2.4.1. Development Types
Each development type is linked to growth and yield functions describing the change in key stand attributes.
Each development type may also be associated with one or more actions, which can yield output products (e.g., species-wise assortments of raw timber products, cost incurred from exection of managment activities, treated area, etc.). Development types can also be used to define transitions, which are transitions between development types as a result of actions being applied at specific ages.
2.4.2. Yield Curves
Growth and yield functions are one of the major inputs to WSM. These will be used to predict and project stand attributes over time, as a function of stand age (e.g., species-wise standing timber volume, number of merchantable stems per unit area, wildlife habitat suitability index value, etc.). These growth and yield functions could be the output from a stand growth model, yield model, or other stand-level models that predict changes in stand attributes as a function of stand age. They could also be derived from expert knowledge, or from output from various simulation or statistical regression models.
2.4.3. Actions
Actions are used to apply management actions at specific ages in WSM. Actions are typically used simulate various silviculture treatments (e.g., site preparation, planting, pre-commercial thinning, fertilization, commercial thinning, final felling, etc.). However, actions may also be used to model transitions in management policy, such as transitions between management regimes (e.g., transition to an intensive management regime could trigger eligibility for various intensive management actions).
Action eligibility is typically defined as a function of management regime (which is implicitly encoded into the stratification variables that define development types), whereas action operability is defined as a function of stand age (which may vary by development type, e.g., some stand types grow faster than others so would be eligible for harvesting at a younger age).
2.4.4. Transitions
Applying an action to a development type induces a state transition (i.e., applying an action may modify one or more stratification variables, effectively transitioning the treated area to a different development type).
2.5. Scenarios
The set of all possible combinations of actions, across development types and time steps, is the solution space for a given WSM. One of the primary functions of a WSM is the allow the analyst to explore this solution space, and to generate scenarios. A scenario is a specific combination of actions that simulates a specific management regime. A scenario is typically generated by emulating existing mangement policies, or by exploring a new management regime.
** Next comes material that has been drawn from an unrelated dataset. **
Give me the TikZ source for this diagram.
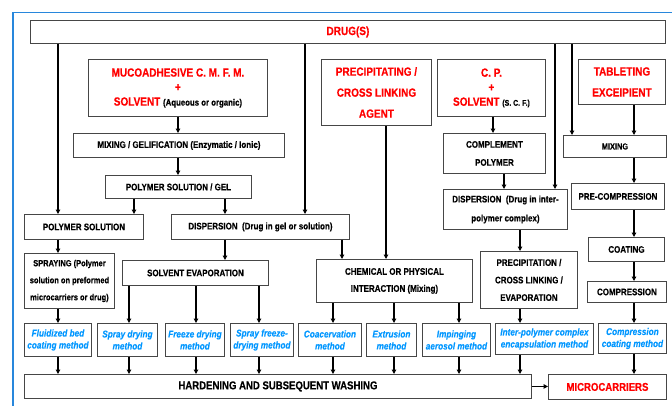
\documentclass[tikz,border=0pt]{standalone}
\usepackage{fontspec}
\setmainfont{Liberation Sans}[FakeStretch=0.84, BoldFeatures={FakeBold=0.4}, BoldItalicFeatures={FakeBold=0.2}]
\usetikzlibrary{arrows.meta}
\definecolor{rd}{RGB}{255,0,0}
\definecolor{bl}{RGB}{0,150,255}
\definecolor{framec}{RGB}{40,135,220}
\definecolor{bd}{RGB}{70,70,70}
\tikzset{
  box/.style={draw=bd, line width=0.9pt, anchor=north west, inner sep=0pt, align=center,
    font=\bfseries\fontsize{9.5}{17}\selectfont},
  redbox/.style={box, text=rd, font=\bfseries\fontsize{11.9}{14.5}\selectfont},
  meth/.style={box, text=bl, font=\bfseries\itshape\fontsize{9.8}{12}\selectfont},
  arr/.style={-{Triangle[length=4.5pt,width=4.5pt]}, line width=1.3pt},
  ln/.style={line width=1.3pt},
}
\newcommand\sz[1]{\fontsize{#1}{14}\selectfont}
\begin{document}
\begin{tikzpicture}[x=1pt,y=-1pt]
\useasboundingbox (0,0) rectangle (672,405);
\draw[framec, line width=1.4pt] (13,406) -- (13,12.5) -- (673,12.5);
% x positions
\foreach \n/\v in {a/58,b/305,c/555,d/572,e/178,f/134,g/225,h/386,i/342,j/493,k/504,l/520,m/634,n/129,o/196,p/259,q/333,r/394,s/459}
  {\coordinate (x\n) at (\v,0);}
% top
\node[redbox, minimum width=635pt, minimum height=23pt] (drug) at (30,20) {DRUG(S)};
\node[redbox, minimum width=179pt, minimum height=57pt] (muco) at (88,59)
  {MUCOADHESIVE C. M. F. M.\\+\\SOLVENT {\color{black}\sz{9.3}(Aqueous or organic)}};
\node[redbox, minimum width=110pt, minimum height=66pt, font=\bfseries\fontsize{11.9}{21}\selectfont] (pca) at (321,59)
  {PRECIPITATING /\\CROSS LINKING\\AGENT};
\node[redbox, minimum width=108pt, minimum height=57pt] (cp) at (437,59)
  {C. P.\\+\\SOLVENT {\color{black}\sz{8.3}(S. C. F.)}};
\node[redbox, minimum width=87pt, minimum height=45pt, font=\bfseries\fontsize{11.9}{21}\selectfont] (tab) at (578,59)
  {TABLETING\\EXCEIPIENT};
% second level
\node[box, minimum width=211pt, minimum height=24pt] (mixgel) at (73,133) {MIXING / GELIFICATION (Enzymatic / Ionic)};
\node[box, minimum width=146pt, minimum height=23pt] (polgel) at (105,175) {POLYMER SOLUTION / GEL};
\node[box, minimum width=102pt, minimum height=40pt, font=\bfseries\fontsize{9.5}{18}\selectfont] (comp) at (443,133) {COMPLEMENT\\POLYMER};
\node[box, minimum width=124pt, minimum height=40pt, font=\bfseries\fontsize{9.5}{19}\selectfont] (dispi) at (443,189) {DISPERSION\ \ (Drug in inter-\\polymer complex)};
\node[box, minimum width=103pt, minimum height=22pt, font=\bfseries\fontsize{8.8}{12}\selectfont] (mix2) at (563,135) {MIXING};
\node[box, minimum width=93pt, minimum height=26pt] (precomp) at (571,183) {PRE-COMPRESSION};
\node[box, minimum width=76pt, minimum height=24pt] (coat) at (588,237) {COATING};
\node[box, minimum width=79pt, minimum height=21pt] (compr) at (587,281) {COMPRESSION};
\node[box, minimum width=119pt, minimum height=25pt] (polsol) at (24,214) {POLYMER SOLUTION};
\node[box, minimum width=178pt, minimum height=25pt] (disp) at (171,214) {DISPERSION\ \ (Drug in gel or solution)};
% third level
\node[box, minimum width=90pt, minimum height=55pt, font=\bfseries\fontsize{8.9}{17}\selectfont] (spray) at (24,253)
  {SPRAYING (Polymer\\solution on preformed\\microcarriers or drug)};
\node[box, minimum width=146pt, minimum height=25pt] (solev) at (122,260) {SOLVENT EVAPORATION};
\node[box, minimum width=156pt, minimum height=43pt] (chem) at (316,259) {CHEMICAL OR PHYSICAL\\INTERACTION (Mixing)};
\node[box, minimum width=97pt, minimum height=57pt, font=\bfseries\fontsize{9.5}{17.5}\selectfont] (prec) at (480,251) {PRECIPITATION /\\CROSS LINKING /\\EVAPORATION};
% methods
\node[meth, minimum width=67pt, minimum height=33pt] (fbc) at (24,323) {Fluidized bed\\coating method};
\node[meth, minimum width=60pt, minimum height=33pt] (sd) at (97,323) {Spray drying\\method};
\node[meth, minimum width=59pt, minimum height=33pt] (fd) at (165,323) {Freeze drying\\method};
\node[meth, minimum width=63pt, minimum height=33pt] (sfd) at (230,323) {Spray freeze-\\drying method};
\node[meth, minimum width=63pt, minimum height=33pt] (coac) at (298,323) {Coacervation\\method};
\node[meth, minimum width=50pt, minimum height=33pt] (ext) at (366,323) {Extrusion\\method};
\node[meth, minimum width=68pt, minimum height=33pt] (imp) at (422,323) {Impinging\\aerosol method};
\node[meth, minimum width=98pt, minimum height=31pt] (ipc) at (495,323) {Inter-polymer complex\\encapsulation method};
\node[meth, minimum width=68pt, minimum height=30pt] (ccm) at (598,323) {Compression\\coating method};
% bottom
\node[box, minimum width=507pt, minimum height=24pt, font=\bfseries\fontsize{11.4}{13}\selectfont] (hard) at (24,374) {HARDENING AND SUBSEQUENT WASHING};
\node[redbox, minimum width=118pt, minimum height=25pt, font=\bfseries\fontsize{11.4}{13}\selectfont] (micro) at (548,374) {MICROCARRIERS};
% connectors from DRUG
\draw[arr] (drug.south -| xa) -- (polsol.north -| xa);
\draw[arr] (drug.south -| xb) -- (disp.north -| xb);
\draw[arr] (drug.south -| xc) -- (dispi.north -| xc);
\draw[arr] (drug.south -| xd) -- (mix2.north -| xd);
% left column
\draw[arr] (muco.south -| xe) -- (mixgel.north -| xe);
\draw[arr] (mixgel.south -| xe) -- (polgel.north -| xe);
\draw[arr] (polgel.south -| xf) -- (polsol.north -| xf);
\draw[arr] (polgel.south -| xg) -- (disp.north -| xg);
\draw[arr] (polsol.south -| xa) -- (spray.north -| xa);
\draw[arr] (disp.south -| xg) -- (solev.north -| xg);
\draw[arr] (disp.south -| xi) -- (chem.north -| xi);
\draw[arr] (pca.south -| xh) -- (chem.north -| xh);
% C.P. column
\draw[arr] (cp.south -| xj) -- (comp.north -| xj);
\draw[arr] (comp.south -| xk) -- (dispi.north -| xk);
\draw[arr] (dispi.south -| xl) -- (prec.north -| xl);
% tablet column
\draw[arr] (tab.south -| xm) -- (mix2.north -| xm);
\draw[arr] (mix2.south -| xm) -- (precomp.north -| xm);
\draw[arr] (precomp.south -| xm) -- (coat.north -| xm);
\draw[arr] (coat.south -| xm) -- (compr.north -| xm);
\draw[arr] (compr.south -| xm) -- (ccm.north -| xm);
% into methods
\draw[arr] (spray.south -| xa) -- (fbc.north -| xa);
\draw[arr] (solev.south -| xn) -- (sd.north -| xn);
\draw[arr] (solev.south -| xo) -- (fd.north -| xo);
\draw[arr] (solev.south -| xp) -- (sfd.north -| xp);
\draw[arr] (chem.south -| xq) -- (coac.north -| xq);
\draw[arr] (chem.south -| xr) -- (ext.north -| xr);
\draw[arr] (chem.south -| xs) -- (imp.north -| xs);
\draw[arr] (prec.south -| xl) -- (ipc.north -| xl);
% methods to hardening
\draw[arr] (fbc.south -| xa) -- (hard.north -| xa);
\draw[arr] (sd.south -| xn) -- (hard.north -| xn);
\draw[arr] (fd.south -| xo) -- (hard.north -| xo);
\draw[arr] (sfd.south -| xp) -- (hard.north -| xp);
\draw[arr] (coac.south -| xq) -- (hard.north -| xq);
\draw[arr] (ext.south -| xr) -- (hard.north -| xr);
\draw[arr] (imp.south -| xs) -- (hard.north -| xs);
\draw[arr] (ipc.south -| xl) -- (hard.north -| xl);
\draw[arr] (ccm.south -| xm) -- (micro.north -| xm);
\draw[arr] (hard.east) -- (micro.west |- hard.east);
\end{tikzpicture}
\end{document}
There are two basic approached that can be used (independently, or in combination) to generate the dynamic activity schedules for each scenario.
2.5.1. Heuristics
The simplest approach, which we call the heuristic activity scheduling method, involves defining period-wise targets for a single key output (e.g., total harvest volume) along with a set of rules that determines the order in which actions are applied to eligible development types. At each time step, the model iteratively applies actions according to the rules until the output target value is met, or it runs out of eligible area. At this point, the model simulates one time-step worth of growth, and the process repeats until the end of the planning horizon.
2.5.2. Optimization
A slightly more complex approach, which we call the optimization activity scheduling method, involves defining an optimization problem (i.e., an objective function and constraints), and solving this problem to optimality (using one of several available third-party mathematical solver software packages).
Although the optimization approach is more powerful than the heuristic approach for modelling harvesting and other anthopic activities, an optimization approach is not appropriate for modelling strongly-stochastic disturbance processes (e.g., wildfire, insect invasions, blowdown). Thus, a hybrid heuristic-optimization approach may be best when modelling a combination of anthopic and natural disturbance processes.